[START OF RECORDS TO PROCESS]

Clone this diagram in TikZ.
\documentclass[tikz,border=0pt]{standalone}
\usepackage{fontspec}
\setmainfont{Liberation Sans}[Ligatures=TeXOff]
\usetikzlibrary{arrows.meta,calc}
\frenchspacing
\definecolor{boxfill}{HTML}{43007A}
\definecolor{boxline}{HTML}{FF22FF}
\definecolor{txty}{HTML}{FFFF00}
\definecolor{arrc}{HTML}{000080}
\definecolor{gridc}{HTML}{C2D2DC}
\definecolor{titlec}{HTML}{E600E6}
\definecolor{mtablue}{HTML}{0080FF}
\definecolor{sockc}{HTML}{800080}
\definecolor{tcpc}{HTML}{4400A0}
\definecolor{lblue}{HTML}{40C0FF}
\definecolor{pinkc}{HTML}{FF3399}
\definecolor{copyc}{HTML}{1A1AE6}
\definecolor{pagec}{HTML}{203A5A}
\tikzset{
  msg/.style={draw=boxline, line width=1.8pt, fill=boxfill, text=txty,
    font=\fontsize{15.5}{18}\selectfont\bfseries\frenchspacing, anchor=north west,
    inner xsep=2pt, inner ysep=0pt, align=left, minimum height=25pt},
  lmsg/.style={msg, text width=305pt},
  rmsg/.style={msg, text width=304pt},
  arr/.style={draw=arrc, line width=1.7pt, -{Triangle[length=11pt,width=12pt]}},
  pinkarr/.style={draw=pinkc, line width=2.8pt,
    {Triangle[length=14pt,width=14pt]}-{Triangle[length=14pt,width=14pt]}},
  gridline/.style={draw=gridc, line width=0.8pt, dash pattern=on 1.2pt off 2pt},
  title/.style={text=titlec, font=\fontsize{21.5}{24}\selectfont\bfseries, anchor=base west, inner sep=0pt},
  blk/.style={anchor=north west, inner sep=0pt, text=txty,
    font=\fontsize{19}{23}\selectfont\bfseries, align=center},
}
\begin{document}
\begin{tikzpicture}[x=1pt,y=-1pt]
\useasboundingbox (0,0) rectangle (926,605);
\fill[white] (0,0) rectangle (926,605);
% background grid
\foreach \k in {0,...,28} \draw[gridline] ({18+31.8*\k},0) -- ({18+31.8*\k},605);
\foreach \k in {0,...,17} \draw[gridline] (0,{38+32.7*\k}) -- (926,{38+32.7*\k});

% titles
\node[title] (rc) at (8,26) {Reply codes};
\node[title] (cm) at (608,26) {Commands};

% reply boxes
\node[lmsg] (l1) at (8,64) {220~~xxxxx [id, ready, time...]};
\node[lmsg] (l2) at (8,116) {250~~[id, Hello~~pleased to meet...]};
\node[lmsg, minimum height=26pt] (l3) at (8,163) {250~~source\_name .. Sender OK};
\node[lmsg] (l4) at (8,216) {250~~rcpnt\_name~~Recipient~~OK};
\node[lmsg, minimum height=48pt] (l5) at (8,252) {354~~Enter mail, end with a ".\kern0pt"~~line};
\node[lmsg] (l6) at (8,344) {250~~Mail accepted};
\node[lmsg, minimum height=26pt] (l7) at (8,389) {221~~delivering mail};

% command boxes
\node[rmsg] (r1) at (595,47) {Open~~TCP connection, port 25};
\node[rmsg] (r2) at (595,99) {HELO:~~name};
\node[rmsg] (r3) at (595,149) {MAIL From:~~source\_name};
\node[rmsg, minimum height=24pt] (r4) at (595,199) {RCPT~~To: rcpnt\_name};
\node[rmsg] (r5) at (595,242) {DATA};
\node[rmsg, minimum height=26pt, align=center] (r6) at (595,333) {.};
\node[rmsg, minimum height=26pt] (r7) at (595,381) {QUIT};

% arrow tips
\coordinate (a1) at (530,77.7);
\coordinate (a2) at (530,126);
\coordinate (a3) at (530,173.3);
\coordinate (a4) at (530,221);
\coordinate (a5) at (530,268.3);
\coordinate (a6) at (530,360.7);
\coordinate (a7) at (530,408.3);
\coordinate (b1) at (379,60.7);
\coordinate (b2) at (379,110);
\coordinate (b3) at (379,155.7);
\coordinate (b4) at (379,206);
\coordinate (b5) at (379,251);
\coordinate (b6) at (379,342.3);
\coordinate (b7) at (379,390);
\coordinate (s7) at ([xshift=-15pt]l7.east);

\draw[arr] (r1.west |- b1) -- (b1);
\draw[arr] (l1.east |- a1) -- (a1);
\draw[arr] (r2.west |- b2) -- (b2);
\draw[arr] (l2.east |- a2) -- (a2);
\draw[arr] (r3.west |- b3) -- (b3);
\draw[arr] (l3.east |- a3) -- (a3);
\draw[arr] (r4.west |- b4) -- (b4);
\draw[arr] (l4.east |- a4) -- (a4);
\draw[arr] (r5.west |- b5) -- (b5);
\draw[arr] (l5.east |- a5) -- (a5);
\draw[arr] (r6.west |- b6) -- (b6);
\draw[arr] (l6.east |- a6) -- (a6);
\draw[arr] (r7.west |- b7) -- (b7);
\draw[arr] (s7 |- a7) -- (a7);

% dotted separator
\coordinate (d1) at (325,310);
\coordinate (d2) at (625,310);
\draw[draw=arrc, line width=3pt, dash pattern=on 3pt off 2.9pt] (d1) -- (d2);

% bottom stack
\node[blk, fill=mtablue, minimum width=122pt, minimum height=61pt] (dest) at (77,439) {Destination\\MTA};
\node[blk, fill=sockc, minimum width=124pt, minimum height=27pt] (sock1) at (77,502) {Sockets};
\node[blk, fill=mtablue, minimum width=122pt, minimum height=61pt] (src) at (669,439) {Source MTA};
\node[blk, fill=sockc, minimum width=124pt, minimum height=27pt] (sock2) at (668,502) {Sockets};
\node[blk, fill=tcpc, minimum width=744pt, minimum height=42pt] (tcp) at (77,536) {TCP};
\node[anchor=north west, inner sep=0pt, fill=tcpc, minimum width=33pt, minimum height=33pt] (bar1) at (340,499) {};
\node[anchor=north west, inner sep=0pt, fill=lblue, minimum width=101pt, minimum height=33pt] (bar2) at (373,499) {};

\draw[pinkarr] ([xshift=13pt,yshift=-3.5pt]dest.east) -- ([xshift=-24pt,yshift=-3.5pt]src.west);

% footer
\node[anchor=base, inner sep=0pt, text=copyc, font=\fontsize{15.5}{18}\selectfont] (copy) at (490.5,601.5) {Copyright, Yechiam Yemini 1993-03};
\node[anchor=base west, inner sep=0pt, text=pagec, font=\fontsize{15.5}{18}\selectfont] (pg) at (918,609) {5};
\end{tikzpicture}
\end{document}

[END OF RECORDS TO PROCESS]
[START OF RECORDS TO PROCESS]

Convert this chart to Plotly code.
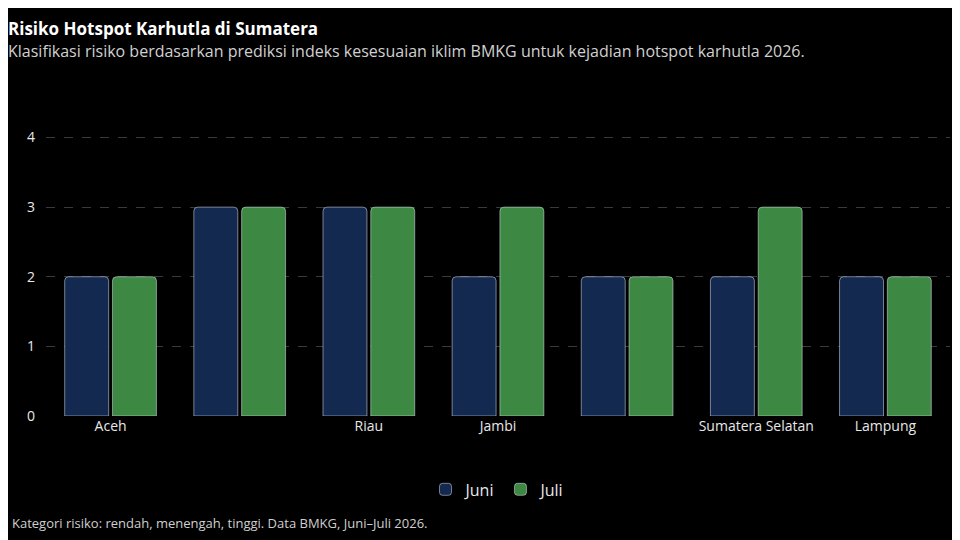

[END OF RECORDS TO PROCESS]

DIRECTIONS:
Write out only the lines that run from the line containing "Clone this diagram in TikZ." through the line containing "(cm) at (608,26)", both included, exactly as they appear above.

SOLUTION TO THE EXERCISE:
Clone this diagram in TikZ.
\documentclass[tikz,border=0pt]{standalone}
\usepackage{fontspec}
\setmainfont{Liberation Sans}[Ligatures=TeXOff]
\usetikzlibrary{arrows.meta,calc}
\frenchspacing
\definecolor{boxfill}{HTML}{43007A}
\definecolor{boxline}{HTML}{FF22FF}
\definecolor{txty}{HTML}{FFFF00}
\definecolor{arrc}{HTML}{000080}
\definecolor{gridc}{HTML}{C2D2DC}
\definecolor{titlec}{HTML}{E600E6}
\definecolor{mtablue}{HTML}{0080FF}
\definecolor{sockc}{HTML}{800080}
\definecolor{tcpc}{HTML}{4400A0}
\definecolor{lblue}{HTML}{40C0FF}
\definecolor{pinkc}{HTML}{FF3399}
\definecolor{copyc}{HTML}{1A1AE6}
\definecolor{pagec}{HTML}{203A5A}
\tikzset{
  msg/.style={draw=boxline, line width=1.8pt, fill=boxfill, text=txty,
    font=\fontsize{15.5}{18}\selectfont\bfseries\frenchspacing, anchor=north west,
    inner xsep=2pt, inner ysep=0pt, align=left, minimum height=25pt},
  lmsg/.style={msg, text width=305pt},
  rmsg/.style={msg, text width=304pt},
  arr/.style={draw=arrc, line width=1.7pt, -{Triangle[length=11pt,width=12pt]}},
  pinkarr/.style={draw=pinkc, line width=2.8pt,
    {Triangle[length=14pt,width=14pt]}-{Triangle[length=14pt,width=14pt]}},
  gridline/.style={draw=gridc, line width=0.8pt, dash pattern=on 1.2pt off 2pt},
  title/.style={text=titlec, font=\fontsize{21.5}{24}\selectfont\bfseries, anchor=base west, inner sep=0pt},
  blk/.style={anchor=north west, inner sep=0pt, text=txty,
    font=\fontsize{19}{23}\selectfont\bfseries, align=center},
}
\begin{document}
\begin{tikzpicture}[x=1pt,y=-1pt]
\useasboundingbox (0,0) rectangle (926,605);
\fill[white] (0,0) rectangle (926,605);
% background grid
\foreach \k in {0,...,28} \draw[gridline] ({18+31.8*\k},0) -- ({18+31.8*\k},605);
\foreach \k in {0,...,17} \draw[gridline] (0,{38+32.7*\k}) -- (926,{38+32.7*\k});

% titles
\node[title] (rc) at (8,26) {Reply codes};
\node[title] (cm) at (608,26) {Commands};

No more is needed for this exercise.